→ What to produce
Exactly repeat the material, dropping every picture from the copy.

→ Provided material
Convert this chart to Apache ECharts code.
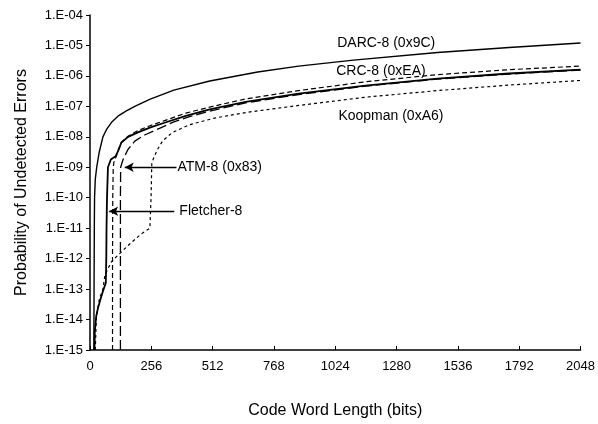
<!DOCTYPE html>
<html>
<head>
<meta charset="utf-8">
<script src="https://cdn.jsdelivr.net/npm/echarts@6/dist/echarts.min.js"></script>
<style>
  html, body { margin: 0; padding: 0; background: #fff; }
  #chart { width: 598px; height: 424px; }
</style>
</head>
<body>
<div id="chart"></div>
<script>
// code word length (bits) vs probability of undetected errors
const xTicks = [0, 256, 512, 768, 1024, 1280, 1536, 1792, 2048];

const darc = [
  [16, 1e-15], [17, 1e-13], [18, 1e-11], [19, 1e-10], [22, 4e-10], [28, 1e-9],
  [38, 3e-9], [54, 1e-8], [70, 1.8e-8], [90, 3e-8], [120, 5e-8], [150, 7e-8],
  [187, 1e-7], [249, 1.7e-7], [350, 3.4e-7], [500, 6.8e-7], [700, 1.35e-6],
  [871, 2.1e-6], [1100, 3.3e-6], [1451, 5.9e-6], [1750, 8.6e-6], [2048, 1.2e-5]
];
const fletcher = [
  [19, 1e-15], [20, 4e-15], [26, 1.3e-14], [34, 2.5e-14], [45, 5e-14], [55, 9e-14],
  [66, 1.6e-13], [68, 1e-12], [69, 1e-11], [71, 1e-10], [75, 1e-9], [87, 1.8e-9],
  [107, 2.3e-9], [117, 3.4e-9], [131, 6.5e-9], [159, 1e-8], [200, 1.4e-8],
  [250, 2e-8], [311, 2.9e-8], [400, 4.9e-8], [500, 8e-8], [650, 1.4e-7],
  [871, 2.6e-7], [1150, 4.8e-7], [1451, 8.2e-7], [1750, 1.2e-6], [2048, 1.6e-6]
];
const crc = [
  [94, 1e-15], [94, 1e-12], [95, 1e-10], [97, 1e-9], [100, 1.5e-9], [107, 2e-9],
  [117, 3.4e-9], [131, 6.5e-9], [159, 1.05e-8], [200, 1.6e-8], [250, 2.3e-8],
  [311, 3.4e-8], [400, 6e-8], [500, 9.5e-8], [650, 1.75e-7], [871, 3.3e-7],
  [1150, 6.4e-7], [1451, 1.1e-6], [1750, 1.6e-6], [2048, 2.1e-6]
];
const atm = [
  [127, 1e-15], [127, 1e-12], [127, 1e-10], [128, 1e-9], [138, 1.8e-9],
  [159, 3.9e-9], [187, 7.2e-9], [228, 1.15e-8], [290, 1.9e-8], [350, 3.1e-8],
  [415, 4.6e-8], [500, 7e-8], [650, 1.3e-7], [871, 2.45e-7], [1150, 4.6e-7],
  [1451, 7.9e-7], [1750, 1.15e-6], [2048, 1.55e-6]
];
const koopman = [
  [22, 1e-15], [24, 3e-15], [26, 1e-14], [33, 2.5e-14], [40, 5e-14], [54, 1e-13],
  [62, 2.8e-13], [75, 4.7e-13], [90, 8e-13], [102, 1e-12], [117, 1.3e-12],
  [159, 2.7e-12], [214, 6.5e-12], [250, 1e-11], [255, 1e-10], [258, 1.4e-9],
  [270, 2.4e-9], [283, 4e-9], [304, 7.5e-9], [345, 1.4e-8], [415, 2.5e-8],
  [525, 4.2e-8], [663, 6.5e-8], [871, 1.07e-7], [1150, 2e-7], [1451, 3.3e-7],
  [1750, 5e-7], [2048, 7.1e-7]
];

// label text anchored at data coordinates
const labels = [
  { text: 'DARC-8 (0x9C)', at: [1032, 1.2e-5] },
  { text: 'CRC-8 (0xEA)', at: [1028, 1.4e-6] },
  { text: 'Koopman (0xA6)', at: [1037, 4.7e-8] },
  { text: 'ATM-8 (0x83)', at: [365, 1e-9] },
  { text: 'Fletcher-8', at: [373, 3.6e-11] }
];
const arrows = [
  { from: [361, 1e-9], to: [145, 1e-9] },
  { from: [352, 3.6e-11], to: [80, 3.6e-11] }
];

const font = 'Liberation Sans, Arial, sans-serif';

function expLabel(v) {
  const e = Math.round(Math.log10(v));
  return '1.E' + (e < 0 ? '-' : '+') + String(Math.abs(e)).padStart(2, '0');
}

function lineSeries(name, data, type, width) {
  return {
    name,
    type: 'line',
    data,
    showSymbol: false,
    symbol: 'none',
    smooth: false,
    lineStyle: { color: '#000', width, type, join: 'round' },
    silent: true
  };
}

const chart = echarts.init(document.getElementById('chart'));

const atmSeries = lineSeries('ATM-8 (0x83)', atm, [10, 4], 1.3);
atmSeries.markLine = {
  silent: true,
  symbolSize: [7, 9],
  lineStyle: { color: '#000', width: 1.3, type: 'solid' },
  label: { show: false },
  data: arrows.map(a => [
    { coord: a.from, symbol: 'none' },
    { coord: a.to, symbol: 'arrow' }
  ])
};

chart.setOption({
  animation: false,
  grid: { left: 90, right: 14, top: 15, bottom: 73 },
  xAxis: {
    type: 'value',
    min: 0,
    max: 2048,
    interval: 256,
    name: 'Code Word Length (bits)',
    nameLocation: 'middle',
    nameGap: 53,
    nameTextStyle: { fontFamily: font, fontSize: 16, color: '#000' },
    axisLine: { lineStyle: { color: '#000', width: 1.5 } },
    axisTick: { inside: true, length: 4, lineStyle: { color: '#000' } },
    axisLabel: { fontFamily: font, fontSize: 13, color: '#000', margin: 10,
      formatter: v => (xTicks.indexOf(v) >= 0 ? String(v) : '') },
    splitLine: { show: false }
  },
  yAxis: {
    type: 'log',
    logBase: 10,
    min: 1e-15,
    max: 1e-4,
    interval: 1,
    name: 'Probability of Undetected Errors',
    nameLocation: 'middle',
    nameGap: 60,
    nameTextStyle: { fontFamily: font, fontSize: 16, color: '#000' },
    axisLine: { show: true, lineStyle: { color: '#000', width: 1.5 } },
    axisTick: { show: true, length: 4, lineStyle: { color: '#000' } },
    minorTick: { show: false },
    axisLabel: { fontFamily: font, fontSize: 13, color: '#000', margin: 7, formatter: expLabel },
    splitLine: { show: false }
  },
  series: [
    lineSeries('DARC-8 (0x9C)', darc, 'solid', 1.4),
    lineSeries('Koopman (0xA6)', koopman, [3, 3], 1.2),
    lineSeries('CRC-8 (0xEA)', crc, [5, 3], 1.2),
    atmSeries,
    lineSeries('Fletcher-8', fletcher, 'solid', 1.8)
  ]
});

chart.setOption({
  graphic: labels.map(l => {
    const p = chart.convertToPixel({ gridIndex: 0 }, l.at);
    return {
      type: 'text',
      x: p[0],
      y: p[1],
      silent: true,
      style: {
        text: l.text,
        fontFamily: font,
        fontSize: 14,
        fill: '#000',
        verticalAlign: 'middle',
        align: 'left'
      }
    };
  })
});
</script>
</body>
</html>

→ Result of this exercise
Convert this chart to Apache ECharts code.
<!DOCTYPE html>
<html>
<head>
<meta charset="utf-8">
<script src="https://cdn.jsdelivr.net/npm/echarts@6/dist/echarts.min.js"></script>
<style>
  html, body { margin: 0; padding: 0; background: #fff; }
  #chart { width: 598px; height: 424px; }
</style>
</head>
<body>
<div id="chart"></div>
<script>
// code word length (bits) vs probability of undetected errors
const xTicks = [0, 256, 512, 768, 1024, 1280, 1536, 1792, 2048];

const darc = [
  [16, 1e-15], [17, 1e-13], [18, 1e-11], [19, 1e-10], [22, 4e-10], [28, 1e-9],
  [38, 3e-9], [54, 1e-8], [70, 1.8e-8], [90, 3e-8], [120, 5e-8], [150, 7e-8],
  [187, 1e-7], [249, 1.7e-7], [350, 3.4e-7], [500, 6.8e-7], [700, 1.35e-6],
  [871, 2.1e-6], [1100, 3.3e-6], [1451, 5.9e-6], [1750, 8.6e-6], [2048, 1.2e-5]
];
const fletcher = [
  [19, 1e-15], [20, 4e-15], [26, 1.3e-14], [34, 2.5e-14], [45, 5e-14], [55, 9e-14],
  [66, 1.6e-13], [68, 1e-12], [69, 1e-11], [71, 1e-10], [75, 1e-9], [87, 1.8e-9],
  [107, 2.3e-9], [117, 3.4e-9], [131, 6.5e-9], [159, 1e-8], [200, 1.4e-8],
  [250, 2e-8], [311, 2.9e-8], [400, 4.9e-8], [500, 8e-8], [650, 1.4e-7],
  [871, 2.6e-7], [1150, 4.8e-7], [1451, 8.2e-7], [1750, 1.2e-6], [2048, 1.6e-6]
];
const crc = [
  [94, 1e-15], [94, 1e-12], [95, 1e-10], [97, 1e-9], [100, 1.5e-9], [107, 2e-9],
  [117, 3.4e-9], [131, 6.5e-9], [159, 1.05e-8], [200, 1.6e-8], [250, 2.3e-8],
  [311, 3.4e-8], [400, 6e-8], [500, 9.5e-8], [650, 1.75e-7], [871, 3.3e-7],
  [1150, 6.4e-7], [1451, 1.1e-6], [1750, 1.6e-6], [2048, 2.1e-6]
];
const atm = [
  [127, 1e-15], [127, 1e-12], [127, 1e-10], [128, 1e-9], [138, 1.8e-9],
  [159, 3.9e-9], [187, 7.2e-9], [228, 1.15e-8], [290, 1.9e-8], [350, 3.1e-8],
  [415, 4.6e-8], [500, 7e-8], [650, 1.3e-7], [871, 2.45e-7], [1150, 4.6e-7],
  [1451, 7.9e-7], [1750, 1.15e-6], [2048, 1.55e-6]
];
const koopman = [
  [22, 1e-15], [24, 3e-15], [26, 1e-14], [33, 2.5e-14], [40, 5e-14], [54, 1e-13],
  [62, 2.8e-13], [75, 4.7e-13], [90, 8e-13], [102, 1e-12], [117, 1.3e-12],
  [159, 2.7e-12], [214, 6.5e-12], [250, 1e-11], [255, 1e-10], [258, 1.4e-9],
  [270, 2.4e-9], [283, 4e-9], [304, 7.5e-9], [345, 1.4e-8], [415, 2.5e-8],
  [525, 4.2e-8], [663, 6.5e-8], [871, 1.07e-7], [1150, 2e-7], [1451, 3.3e-7],
  [1750, 5e-7], [2048, 7.1e-7]
];

// label text anchored at data coordinates
const labels = [
  { text: 'DARC-8 (0x9C)', at: [1032, 1.2e-5] },
  { text: 'CRC-8 (0xEA)', at: [1028, 1.4e-6] },
  { text: 'Koopman (0xA6)', at: [1037, 4.7e-8] },
  { text: 'ATM-8 (0x83)', at: [365, 1e-9] },
  { text: 'Fletcher-8', at: [373, 3.6e-11] }
];
const arrows = [
  { from: [361, 1e-9], to: [145, 1e-9] },
  { from: [352, 3.6e-11], to: [80, 3.6e-11] }
];

const font = 'Liberation Sans, Arial, sans-serif';

function expLabel(v) {
  const e = Math.round(Math.log10(v));
  return '1.E' + (e < 0 ? '-' : '+') + String(Math.abs(e)).padStart(2, '0');
}

function lineSeries(name, data, type, width) {
  return {
    name,
    type: 'line',
    data,
    showSymbol: false,
    symbol: 'none',
    smooth: false,
    lineStyle: { color: '#000', width, type, join: 'round' },
    silent: true
  };
}

const chart = echarts.init(document.getElementById('chart'));

const atmSeries = lineSeries('ATM-8 (0x83)', atm, [10, 4], 1.3);
atmSeries.markLine = {
  silent: true,
  symbolSize: [7, 9],
  lineStyle: { color: '#000', width: 1.3, type: 'solid' },
  label: { show: false },
  data: arrows.map(a => [
    { coord: a.from, symbol: 'none' },
    { coord: a.to, symbol: 'arrow' }
  ])
};

chart.setOption({
  animation: false,
  grid: { left: 90, right: 14, top: 15, bottom: 73 },
  xAxis: {
    type: 'value',
    min: 0,
    max: 2048,
    interval: 256,
    name: 'Code Word Length (bits)',
    nameLocation: 'middle',
    nameGap: 53,
    nameTextStyle: { fontFamily: font, fontSize: 16, color: '#000' },
    axisLine: { lineStyle: { color: '#000', width: 1.5 } },
    axisTick: { inside: true, length: 4, lineStyle: { color: '#000' } },
    axisLabel: { fontFamily: font, fontSize: 13, color: '#000', margin: 10,
      formatter: v => (xTicks.indexOf(v) >= 0 ? String(v) : '') },
    splitLine: { show: false }
  },
  yAxis: {
    type: 'log',
    logBase: 10,
    min: 1e-15,
    max: 1e-4,
    interval: 1,
    name: 'Probability of Undetected Errors',
    nameLocation: 'middle',
    nameGap: 60,
    nameTextStyle: { fontFamily: font, fontSize: 16, color: '#000' },
    axisLine: { show: true, lineStyle: { color: '#000', width: 1.5 } },
    axisTick: { show: true, length: 4, lineStyle: { color: '#000' } },
    minorTick: { show: false },
    axisLabel: { fontFamily: font, fontSize: 13, color: '#000', margin: 7, formatter: expLabel },
    splitLine: { show: false }
  },
  series: [
    lineSeries('DARC-8 (0x9C)', darc, 'solid', 1.4),
    lineSeries('Koopman (0xA6)', koopman, [3, 3], 1.2),
    lineSeries('CRC-8 (0xEA)', crc, [5, 3], 1.2),
    atmSeries,
    lineSeries('Fletcher-8', fletcher, 'solid', 1.8)
  ]
});

chart.setOption({
  graphic: labels.map(l => {
    const p = chart.convertToPixel({ gridIndex: 0 }, l.at);
    return {
      type: 'text',
      x: p[0],
      y: p[1],
      silent: true,
      style: {
        text: l.text,
        fontFamily: font,
        fontSize: 14,
        fill: '#000',
        verticalAlign: 'middle',
        align: 'left'
      }
    };
  })
});
</script>
</body>
</html>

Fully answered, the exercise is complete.